Supplied information —
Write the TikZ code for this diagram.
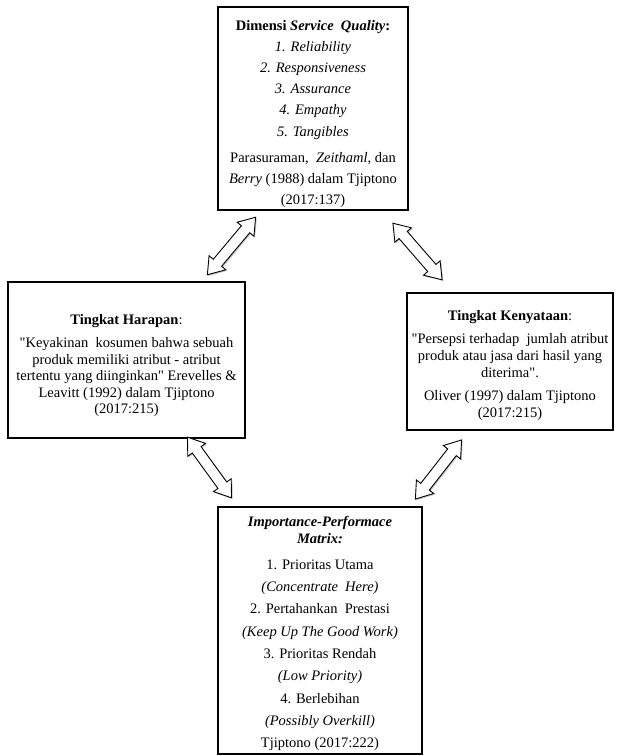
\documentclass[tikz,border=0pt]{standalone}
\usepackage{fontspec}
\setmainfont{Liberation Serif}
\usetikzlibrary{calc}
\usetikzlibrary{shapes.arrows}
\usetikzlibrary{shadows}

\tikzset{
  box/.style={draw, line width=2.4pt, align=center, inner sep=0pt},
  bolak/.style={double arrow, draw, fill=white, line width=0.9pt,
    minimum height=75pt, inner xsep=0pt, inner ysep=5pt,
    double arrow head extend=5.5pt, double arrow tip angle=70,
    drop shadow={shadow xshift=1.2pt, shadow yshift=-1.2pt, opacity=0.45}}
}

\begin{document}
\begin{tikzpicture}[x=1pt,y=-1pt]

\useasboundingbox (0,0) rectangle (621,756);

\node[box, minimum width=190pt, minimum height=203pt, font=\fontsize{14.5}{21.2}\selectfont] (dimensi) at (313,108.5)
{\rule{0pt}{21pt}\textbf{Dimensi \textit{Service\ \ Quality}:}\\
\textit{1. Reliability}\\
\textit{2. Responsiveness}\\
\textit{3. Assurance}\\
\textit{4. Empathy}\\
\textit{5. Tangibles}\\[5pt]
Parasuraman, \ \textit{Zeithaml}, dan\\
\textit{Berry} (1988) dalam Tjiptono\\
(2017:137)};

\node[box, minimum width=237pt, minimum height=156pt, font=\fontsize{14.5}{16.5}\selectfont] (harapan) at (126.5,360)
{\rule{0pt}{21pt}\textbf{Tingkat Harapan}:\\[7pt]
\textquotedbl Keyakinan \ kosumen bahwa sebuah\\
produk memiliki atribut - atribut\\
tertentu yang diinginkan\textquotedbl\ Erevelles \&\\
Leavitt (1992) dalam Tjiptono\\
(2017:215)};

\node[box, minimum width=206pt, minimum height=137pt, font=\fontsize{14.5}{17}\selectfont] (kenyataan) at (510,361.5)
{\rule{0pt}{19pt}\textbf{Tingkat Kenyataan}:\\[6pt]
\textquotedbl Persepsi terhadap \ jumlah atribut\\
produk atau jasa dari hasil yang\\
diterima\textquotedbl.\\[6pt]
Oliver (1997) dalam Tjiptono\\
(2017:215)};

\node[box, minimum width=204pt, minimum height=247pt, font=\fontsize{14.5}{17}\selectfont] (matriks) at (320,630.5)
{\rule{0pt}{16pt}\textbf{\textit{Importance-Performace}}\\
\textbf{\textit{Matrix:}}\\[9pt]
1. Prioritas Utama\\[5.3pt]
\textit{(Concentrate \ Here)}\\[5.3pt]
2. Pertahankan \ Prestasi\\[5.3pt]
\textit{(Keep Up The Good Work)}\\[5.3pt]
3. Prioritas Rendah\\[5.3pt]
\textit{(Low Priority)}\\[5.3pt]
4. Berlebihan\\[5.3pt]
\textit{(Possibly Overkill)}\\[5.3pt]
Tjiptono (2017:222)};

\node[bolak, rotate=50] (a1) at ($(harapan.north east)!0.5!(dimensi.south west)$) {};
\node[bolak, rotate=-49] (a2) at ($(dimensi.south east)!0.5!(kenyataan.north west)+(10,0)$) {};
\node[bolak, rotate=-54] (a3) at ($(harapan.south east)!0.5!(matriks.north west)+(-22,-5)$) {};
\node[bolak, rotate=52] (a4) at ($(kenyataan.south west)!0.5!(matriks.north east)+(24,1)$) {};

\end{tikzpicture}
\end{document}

Directions — Copy the data word for word. Pictures do not go in the copy.

Answer to the task —
Write the TikZ code for this diagram.
\documentclass[tikz,border=0pt]{standalone}
\usepackage{fontspec}
\setmainfont{Liberation Serif}
\usetikzlibrary{calc}
\usetikzlibrary{shapes.arrows}
\usetikzlibrary{shadows}

\tikzset{
  box/.style={draw, line width=2.4pt, align=center, inner sep=0pt},
  bolak/.style={double arrow, draw, fill=white, line width=0.9pt,
    minimum height=75pt, inner xsep=0pt, inner ysep=5pt,
    double arrow head extend=5.5pt, double arrow tip angle=70,
    drop shadow={shadow xshift=1.2pt, shadow yshift=-1.2pt, opacity=0.45}}
}

\begin{document}
\begin{tikzpicture}[x=1pt,y=-1pt]

\useasboundingbox (0,0) rectangle (621,756);

\node[box, minimum width=190pt, minimum height=203pt, font=\fontsize{14.5}{21.2}\selectfont] (dimensi) at (313,108.5)
{\rule{0pt}{21pt}\textbf{Dimensi \textit{Service\ \ Quality}:}\\
\textit{1. Reliability}\\
\textit{2. Responsiveness}\\
\textit{3. Assurance}\\
\textit{4. Empathy}\\
\textit{5. Tangibles}\\[5pt]
Parasuraman, \ \textit{Zeithaml}, dan\\
\textit{Berry} (1988) dalam Tjiptono\\
(2017:137)};

\node[box, minimum width=237pt, minimum height=156pt, font=\fontsize{14.5}{16.5}\selectfont] (harapan) at (126.5,360)
{\rule{0pt}{21pt}\textbf{Tingkat Harapan}:\\[7pt]
\textquotedbl Keyakinan \ kosumen bahwa sebuah\\
produk memiliki atribut - atribut\\
tertentu yang diinginkan\textquotedbl\ Erevelles \&\\
Leavitt (1992) dalam Tjiptono\\
(2017:215)};

\node[box, minimum width=206pt, minimum height=137pt, font=\fontsize{14.5}{17}\selectfont] (kenyataan) at (510,361.5)
{\rule{0pt}{19pt}\textbf{Tingkat Kenyataan}:\\[6pt]
\textquotedbl Persepsi terhadap \ jumlah atribut\\
produk atau jasa dari hasil yang\\
diterima\textquotedbl.\\[6pt]
Oliver (1997) dalam Tjiptono\\
(2017:215)};

\node[box, minimum width=204pt, minimum height=247pt, font=\fontsize{14.5}{17}\selectfont] (matriks) at (320,630.5)
{\rule{0pt}{16pt}\textbf{\textit{Importance-Performace}}\\
\textbf{\textit{Matrix:}}\\[9pt]
1. Prioritas Utama\\[5.3pt]
\textit{(Concentrate \ Here)}\\[5.3pt]
2. Pertahankan \ Prestasi\\[5.3pt]
\textit{(Keep Up The Good Work)}\\[5.3pt]
3. Prioritas Rendah\\[5.3pt]
\textit{(Low Priority)}\\[5.3pt]
4. Berlebihan\\[5.3pt]
\textit{(Possibly Overkill)}\\[5.3pt]
Tjiptono (2017:222)};

\node[bolak, rotate=50] (a1) at ($(harapan.north east)!0.5!(dimensi.south west)$) {};
\node[bolak, rotate=-49] (a2) at ($(dimensi.south east)!0.5!(kenyataan.north west)+(10,0)$) {};
\node[bolak, rotate=-54] (a3) at ($(harapan.south east)!0.5!(matriks.north west)+(-22,-5)$) {};
\node[bolak, rotate=52] (a4) at ($(kenyataan.south west)!0.5!(matriks.north east)+(24,1)$) {};

\end{tikzpicture}
\end{document}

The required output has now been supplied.